1. Non-Unicode Datatype:These datatypes would support the localized data which means english language. It contains two datatypes.
        1.char(size)
        2. varchar2(size)
1. char(size)It is a fixed length data type and also, it is static in nature. Each character would take 1 Byte memory and the maximum size is 2000 Bytes.
1. varchar2(size)it is a variable length data type and also, it is dynamic in nature. Each character will take 1 Byte memory and the maximum size is 4000 Bytes.

2. Unicode Datatype:These datatypes would support the globalized data which means national language.
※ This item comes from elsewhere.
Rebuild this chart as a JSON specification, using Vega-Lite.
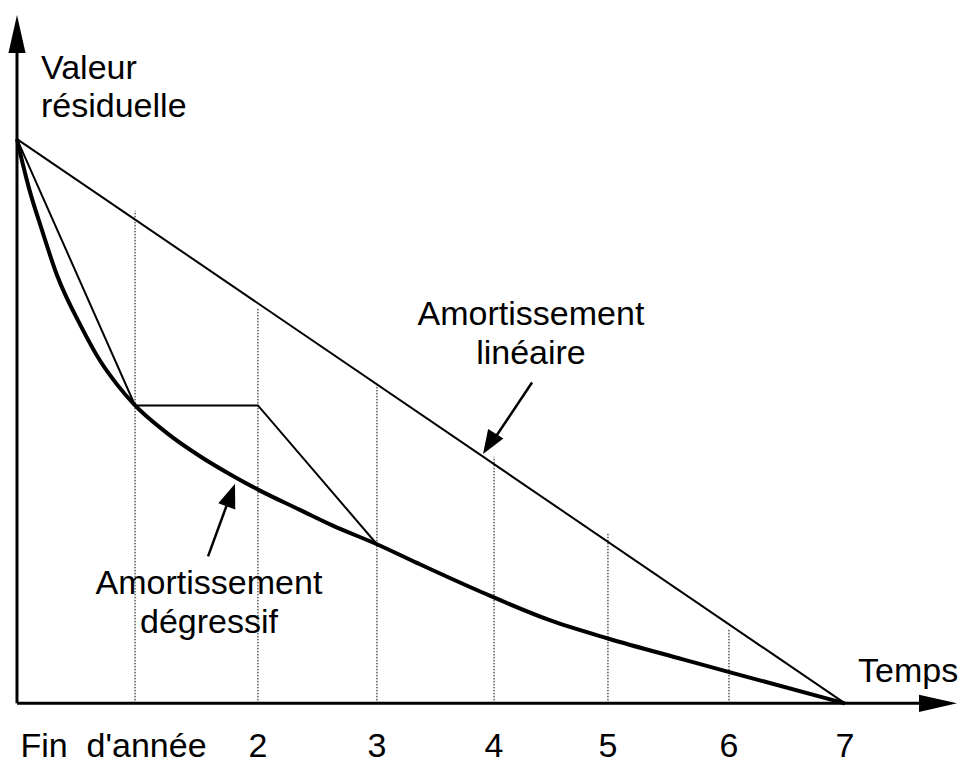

It contains two datatypes.
        1.nchar(size)
        2. nvarchar2(size)
1. nchar(size)It is a fixed length data type and also, it is static in nature. Each character would take 1 Byte memory and the maximum size is 2000 Bytes.
1. nvarchar2(size)it is a variable length data type and also, it is dynamic in nature. Each character will take 1 Byte memory and the maximum size is 4000 Bytes.

3. Long datatype:It is a dynamic data type and would store characters and alpha numeric characters. Each character will allow to take 1 char = 1 Byte and the maximum size is 2GB

4. Data / Time datatype:These data types are storing date time information of a particular day. The data types are using an employee date of join, customer account opening day or closing day.
The default format of a date in oracle is ‘dd-mon-yy’
Examples: ’10-Nov-98′, 17-oct-17′, ’14-may-90′, ’13-may-16′, etc.
The default format of a time in oracle is ‘HH:MI:SS:MS’
Examples: ’10:31:03:35′, ’12:02:56:45′, ’08:08:57:54′, etc.

5. Raw & Long Raw datatype / Large Object & Binary Large Object data type:These data types are called Binary data types which will be allocated memory dynamically. It will allow to store image files, audio files, video files in Binary format.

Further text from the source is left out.